Senate races

SD Senate candidate: Reid and DSCC ‘will come around’

Rick Weiland doesn’t yet have the support of Senate Majority Leader Harry Reid (D-Nev.), but he is confident that will happen soon enough.

Reid and Democratic Senatorial Campaign Committee Chairman Michael Bennet (Colo.) have been skeptical of Weiland’s candidacy to replace retiring Sen. Tim Johnson (D-S.D.). They have been looking in vain for another candidate, and the filing deadline is just a few months away.

Despite the tension, Weiland believes he is making progress. He said he met with David Krone, Reid’s chief of staff on Tuesday, an indication that the Nevada Democrat — who once said of Weiland, “He’s not my candidate” — is warming to him.

{mosads}“I think Sen. Reid will get involved,” Weiland told The Hill. “I think he’s got a job to do at this point, which is his job as majority leader, and he is not dictating to the Senate campaign committee. That’s Michael Bennet’s purview, obviously. They don’t want to get their signals crossed, and they want to be able to coordinate their efforts.”

Reid’s spokesman, Adam Jentleson, pushed back on the idea that Reid was moving toward backing Weiland, and said Krone had taken the meeting “as a favor.”

“Not much to see here. David took the meeting as a favor, but Senator Reid’s stance hasn’t changed,” he told The Hill in an email.

Weiland said he understands the initial reluctance to back his candidacy but sounded a similarly optimistic note on the DSCC.

“I think they’ll come around. I think it’s just a matter of time,” he said.

Weiland arrived Monday for a two-day swing through the nation’s capital, punctuated by a Tuesday fundraiser co-hosted by 32 Democratic senators. Weiland’s backers include two of Reid’s top deputies, Sens. Dick Durbin (Ill.) and Charles Schumer (N.Y.).

The unusual leadership split on Weiland has marked South Dakota’s Senate race, which has became one of the GOP’s top pickup opportunities this cycle.

Fearful that Weiland, a two-time failed congressional candidate, would cost them the seat, the DSCC has continued to look for a contender in the race even after ex-Rep. Stephanie Herseth Sandlin (D-S.D.) opted not to run.

But Weiland says the support of the 32 senators (including Johnson), as well as the backing of labor, education and tribal groups he’s attracted since he announced his campaign, is helping to persuade the DSCC.

“I believe we’ve set out to do what needed to be done to convince a lot of the so-called political experts, the sort of political class, if you will, that: One, this was a doable race. It could be won. And, two, that I was the right kind of candidate.”

Weiland says his populist message, which critics have called “too liberal” for a state President Obama lost by 18 points in 2012, will resonate with South Dakotans and deliver him a win.

“Some of these positions we’ve taken … I think they’re very practical in a state like South Dakota,” said Weiland, a former aide to ex-Sen.

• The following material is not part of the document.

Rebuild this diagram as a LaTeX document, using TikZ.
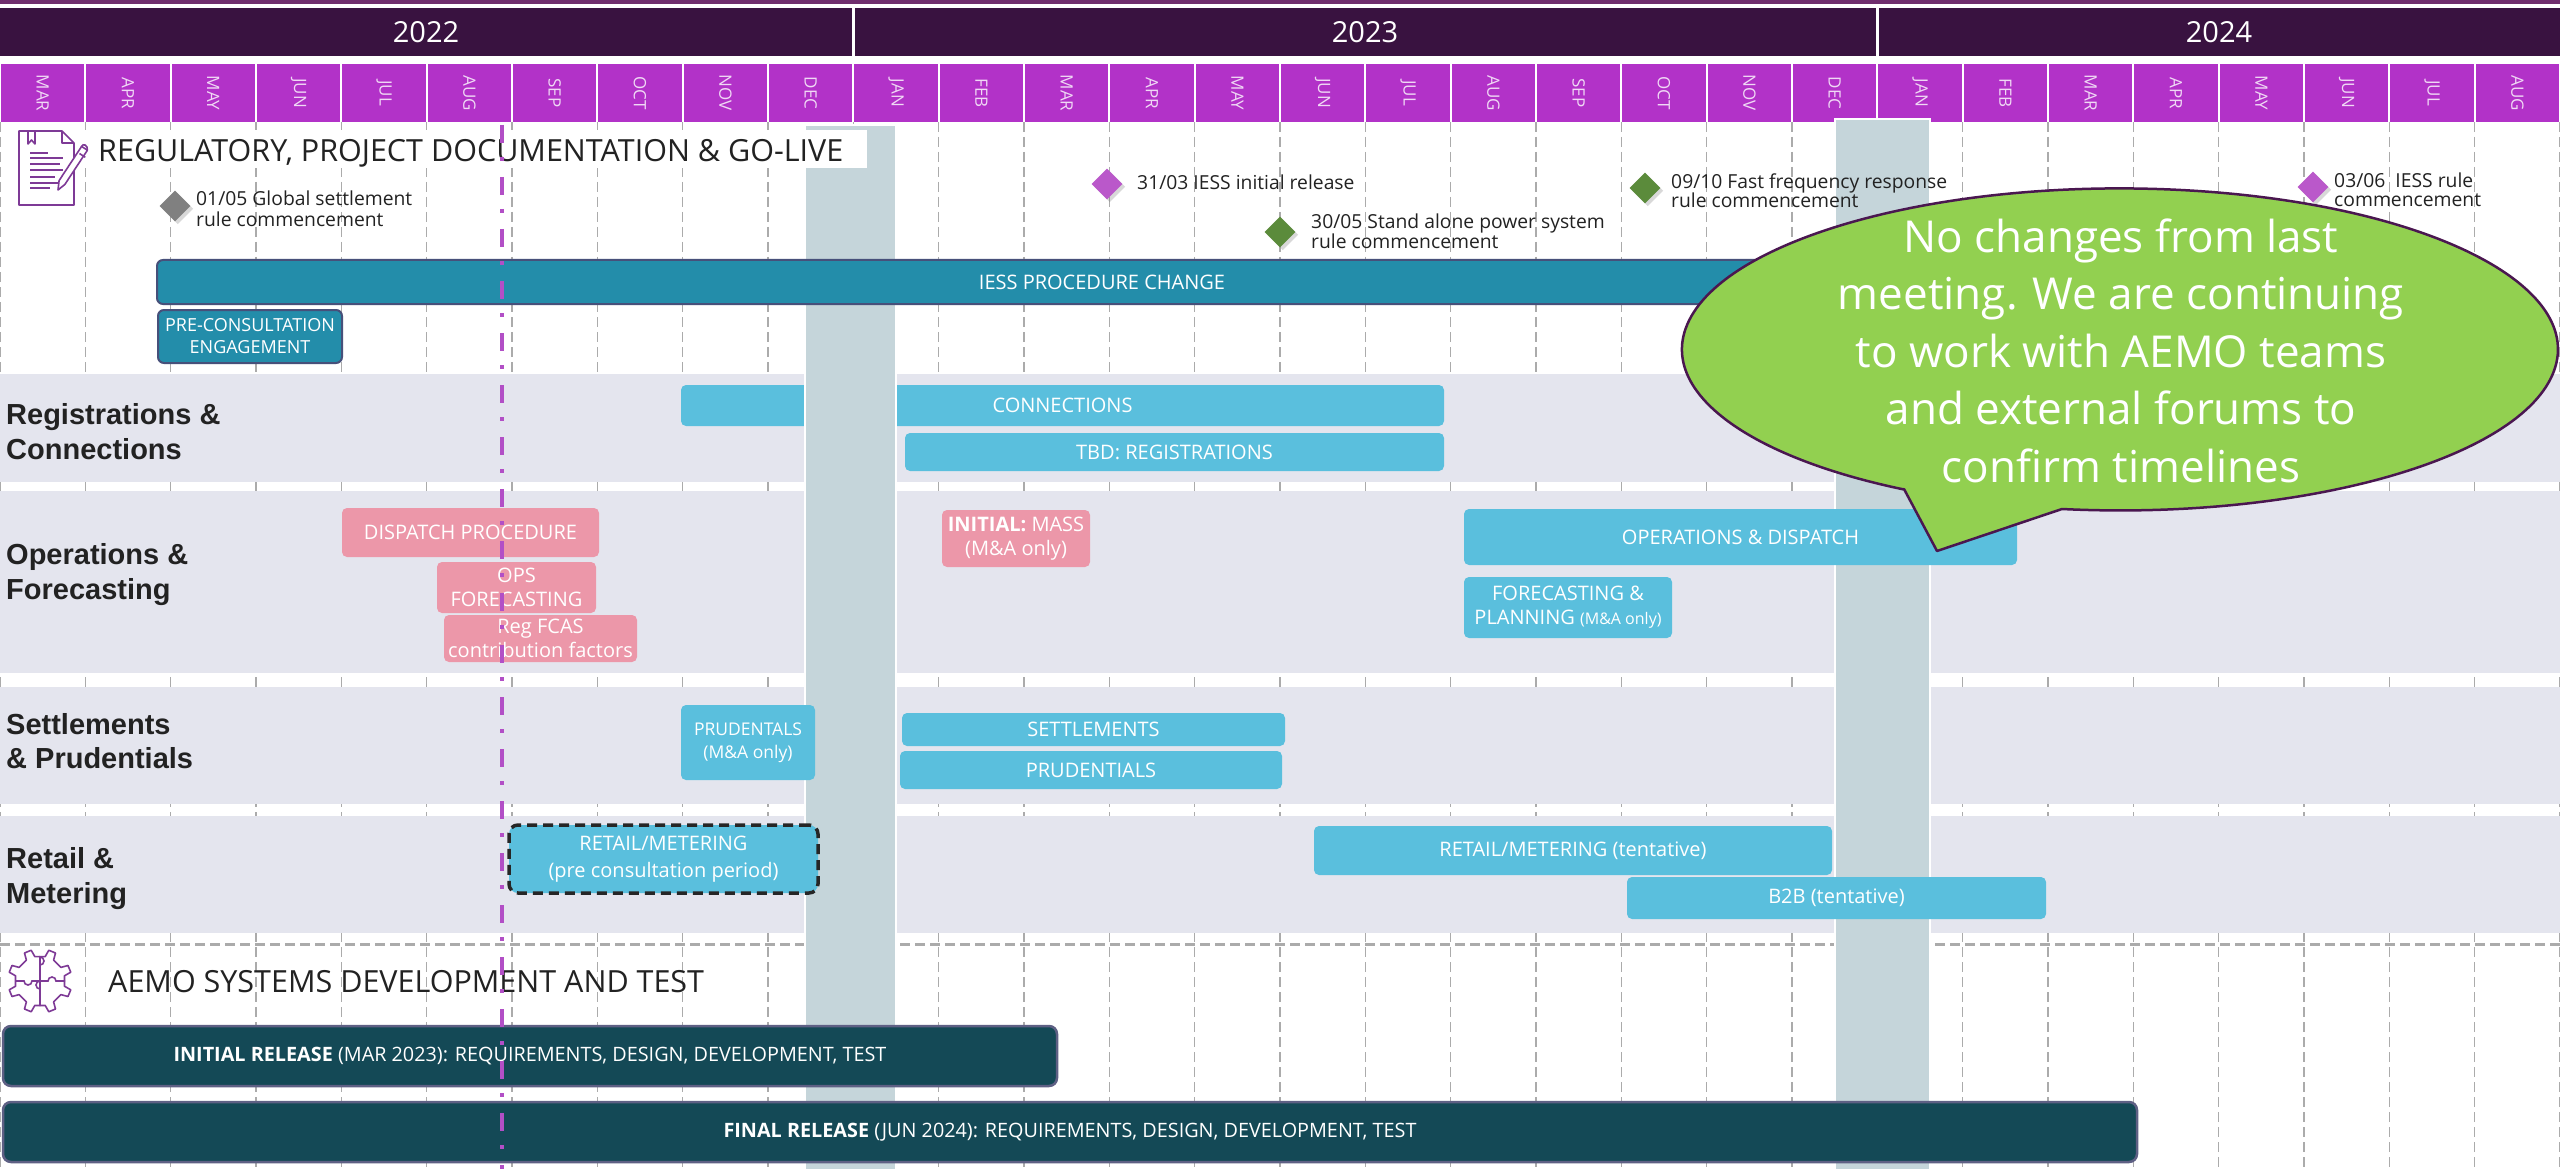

Tom Daschle (D-S.D.).

Weiland said he is “absolutely for” rejuvenating the Glass-Steagall Act, a pet cause of progressives like Sen. Elizabeth Warren (D-Mass.)

He cited, in particular, his support for a public option as part of healthcare reform and pledged to make that happen if elected. Weiland has made his opposition to the influence of big money in politics a centerpiece of his campaign and said that corporate sway was part of what undermined the Affordable Care Act.

“We ended up with a basically private health insurance-only option. And so I really do believe that part of that is being driven by big money influence in this country,” he said. 

“We used to have, in some respects, more of a free enterprise system. I think it’s almost become rigged because of big money and its influence on Congress.”

He has distanced himself from Obama on core issues, ranging from possible U.S. military intervention in Syria to the Environmental Protection Agency’s recent actions on ethanol.  

Weiland is likely to face former Gov. Mike Rounds in the general election, if Rounds makes it through what’s already been a testy Republican primary.

The 55-year-old Democrat is a clear underdog, a role he says doesn’t bother him. Still, a Democratic poll in October showed him trailing Rounds by just six points in a three-way matchup, including a libertarian candidate in the race.

Weiland, whose campaign war chest is less than a third of Rounds’s, touts his focus on developing grassroots support rather than raising cash.

He said that was the biggest lesson he’s learned since his prior congressional bids.

“In the past, my campaigns seemed to all be focused around staying on the phones and raising money,” he said. 

“I always felt that I was cheated. … I want to go out and talk to the people of South Dakota,” he added.

 

Weiland has vowed to visit all of South Dakota’s 311 towns and communities, pointing out that he’s been to 240 of them this year.